A similar conclusion was reached in Druken v R.G. Fewer and Associates Inc. [1998] N.J. No. 312, a decision of the Newfoundland Supreme Court-Trial Division involving a personal injury action. Investigators were retained to investigate the validity of the plaintiff’s claims through surveillance. The plaintiff alleged that the surveillance was an invasion of privacy under Newfoundland’s Privacy Act. The claim was dismissed as the Court held that the plaintiff did not have a reasonable expectation of privacy in his public actions. The Court also confirmed that the courts recognize surveillance as a legitimate tool in defense of personal injury claims, and the actions of the companies involved were reasonable. The surveillance was not without purpose, and the insurance company had a lawful right to pursue such surveillance. The Court further confirmed that video surveillance did not require the plaintiff’s consent. The Court cautioned, however, that investigators had to act within the confines of, and subject to, the restrictions imposed by the laws and regulations governing conduct by investigators. The Court further cautioned that investigators have to act for a lawful purpose and to be under retainer to obtain such information.

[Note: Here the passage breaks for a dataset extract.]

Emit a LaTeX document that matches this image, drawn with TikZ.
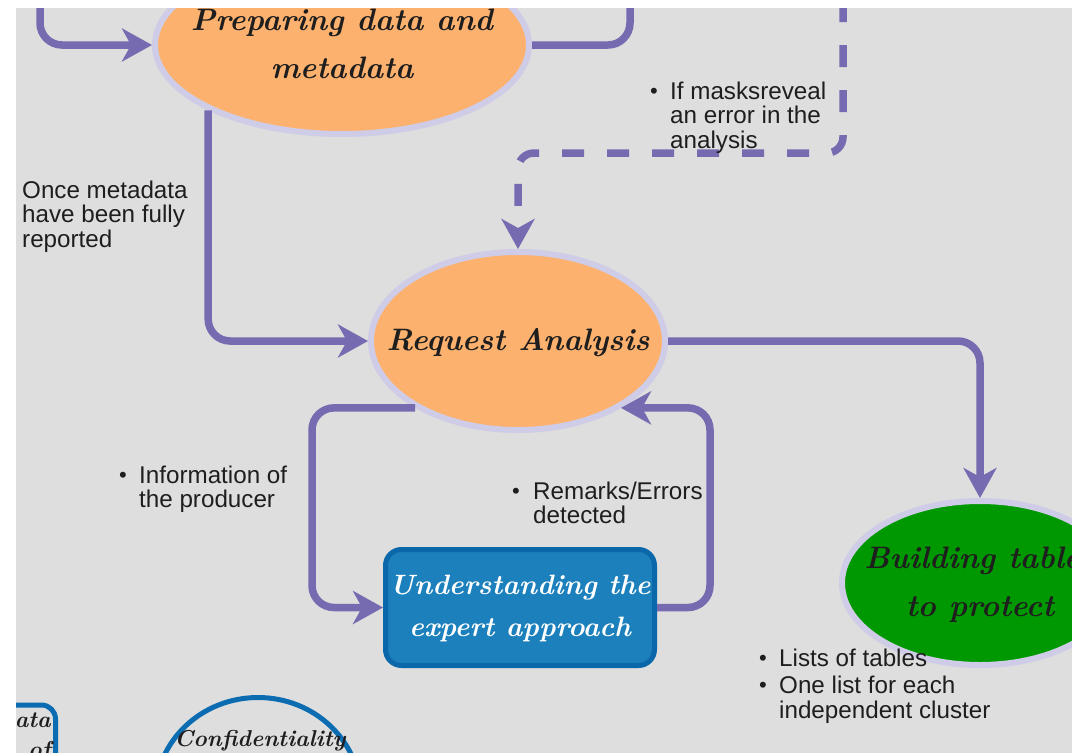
\documentclass[tikz,border=0pt]{standalone}
\usepackage{fontspec}
\newfontfamily\labelfont{Liberation Sans}
\usetikzlibrary{arrows.meta,shapes.geometric}

\definecolor{paper}{RGB}{222,222,222}
\definecolor{flowc}{RGB}{118,106,176}
\definecolor{rimc}{RGB}{206,204,230}
\definecolor{orangec}{RGB}{253,177,110}
\definecolor{greenc}{RGB}{0,152,0}
\definecolor{boxc}{RGB}{28,128,188}
\definecolor{boxrim}{RGB}{10,104,170}
\definecolor{bluerim}{RGB}{12,108,178}
\definecolor{inkc}{RGB}{30,30,30}

% cursive face for the process names
\newcommand\handface{\rmfamily\bfseries\itshape}
\newcommand\bul{\raisebox{1pt}{\fontsize{22}{22}\selectfont\textbullet}}
% centred lines that do not widen the shape around them
\newcommand\slimlines[1]{\makebox[0pt]{\begin{tabular}{@{}c@{}}#1\end{tabular}}}

\tikzset{
  flowline/.style={draw=flowc, line width=7.5pt, rounded corners=22pt},
  flow/.style={flowline, -{Stealth[length=30pt,width=33pt,inset=9pt]}},
  dashflow/.style={flow, rounded corners=16pt, dash pattern=on 22pt off 23pt},
  oval/.style={ellipse, draw=rimc, line width=6pt, inner sep=0pt,
    font=\handface\fontsize{31}{48}\selectfont, text=inkc},
  stepbox/.style={rectangle, draw=boxrim, fill=boxc, line width=5pt, rounded corners=16pt,
    inner sep=0pt, text=white, font=\handface\fontsize{28}{42}\selectfont},
  lbl/.style={inner sep=0pt, anchor=north west, text=inkc,
    font=\labelfont\fontsize{24.2}{23.5}\selectfont},
  handtxt/.style={inner sep=0pt, text=inkc, font=\handface\fontsize{23}{30}\selectfont},
}

\begin{document}
\begin{tikzpicture}[x=1pt,y=-1pt]
\useasboundingbox (0,0) rectangle (1072,753);
\fill[paper] (16,8) rectangle (1072,753);
\begin{scope}
\clip (16,8) rectangle (1072,753);

% process nodes
\node[oval, fill=orangec, minimum width=374pt, minimum height=178pt] (prep) at (342,45)
  {\raisebox{-3pt}{\slimlines{Preparing data and\\metadata}}};
\node[oval, fill=orangec, minimum width=294pt, minimum height=178pt] (req) at (518,341)
  {\raisebox{-8pt}{\slimlines{Request Analysis}}};
\node[oval, fill=greenc, minimum width=276pt, minimum height=164pt] (build) at (980,583)
  {\raisebox{-7pt}{\slimlines{Building tables\\to protect}}};
\node[stepbox, minimum width=269pt, minimum height=116pt] (und) at (520,607.5)
  {\raisebox{-4pt}{\slimlines{Understanding the\\expert approach}}};

% partly visible nodes along the lower border
\node[ellipse, draw=bluerim, line width=5pt, minimum width=205pt, minimum height=195pt] (conf) at (258,795) {};
\node[handtxt, anchor=base] (conftext) at (260,746) {Confidentiality};
\node[rectangle, draw=bluerim, line width=5pt, rounded corners=14pt,
  minimum width=111pt, minimum height=110pt] (databox) at (0,760) {};
\node[handtxt, anchor=north east, align=right] (datatext) at (51,712) {Data\\of};

% free ends leaving the top border
\coordinate (topA) at (40,0);
\coordinate (topB) at (630,0);
\coordinate (topC) at (843,0);
\coordinate (dashbend) at (518,153);
\coordinate (lx) at (312,500);
\coordinate (rx) at (710,500);

% connectors
\draw[flow] (topA) |- (prep.west);
\draw[flowline] (prep.east) -| (topB);
\draw[dashflow] (topC) |- (dashbend) -- (req.north);
\draw[flow] (prep.206) |- (req.west);
\draw[flow] (req.east) -| (build.north);
\draw[flow] (req.213) -| (lx) |- (und.west);
\draw[flow] (und.east) -| (rx) |- (req.-33);

% annotations
\node[lbl] (meta) at (22,180.5)
  {\begin{tabular}{@{}l@{}}Once metadata\\have been fully\\reported\end{tabular}};
\node[lbl] (info) at (119,465.5)
  {\begin{tabular}{@{}p{20pt}@{}l@{}}\bul & Information of\\ & the producer\end{tabular}};
\node[lbl] (remarks) at (512,481.5)
  {\begin{tabular}{@{}p{21pt}@{}l@{}}\bul & Remarks/Errors\\ & detected\end{tabular}};
\node[lbl] (masks) at (650,81.5)
  {\begin{tabular}{@{}p{20pt}@{}l@{}}\bul & If masksreveal\\ & an error in the\\ & analysis\end{tabular}};
\node[lbl] (lists) at (759,648.5)
  {\begin{tabular}{@{}p{20pt}@{}l@{}}\bul & Lists of tables\\[3pt] \bul & One list for each\\ & independent cluster\end{tabular}};
\end{scope}
\end{tikzpicture}
\end{document}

A similar decision was reached in Amalgamated Transit Union Local No. 569 v Edmonton (City), 2004 ABQB 280, where an employee went on disability leave. His employer ordered video surveillance to demonstrate that the employee was performing strenuous physical tasks. The employee refused a “back to work” plan. At the subsequent labour arbitration, the Board of Arbitration admitted the video surveillance into evidence. The union argued that the surveillance ought not to have been allowed, because it breached the employee’s right to be secure from unreasonable search and seizure pursuant to section 8 of the Charter of Rights of Freedoms. The Court of Queen’s Bench of Alberta, on review, held that the Charter had not been breached as the employee had no reasonable expectation of privacy, given that the surveillance occurred in a public place and was a public activity engaged in by the employee.

Each of these decisions provides helpful affirmation that the lawful activities of private investigators are generally not caught by application of privacy legislation.


If properly instructed and retained, private investigators can be a powerful tool in weakening claims of potential plaintiffs, or building a case against a potential defendant. However, care must be taken to ensure that the investigator is retained and instructed in a way that makes clear that the purpose of the retainer is to gather information for use in real or contemplated litigation. Further, every effort must be undertaken to ensure that the investigator performs proper surveillance that does not infringe on the subject’s privacy, for example by undertaking surveillance in public areas, by accessing only information that is publicly available, or to accessing information which the person retaining the investigator has a right of access (for example, an employer accessing the workplace computer of an employee). Taking those steps will maximize the chance that the resulting work product will be clothed by litigation privilege, not subject to attack under any applicable privacy legislation, and that your helpful information can ultimately be made admissible.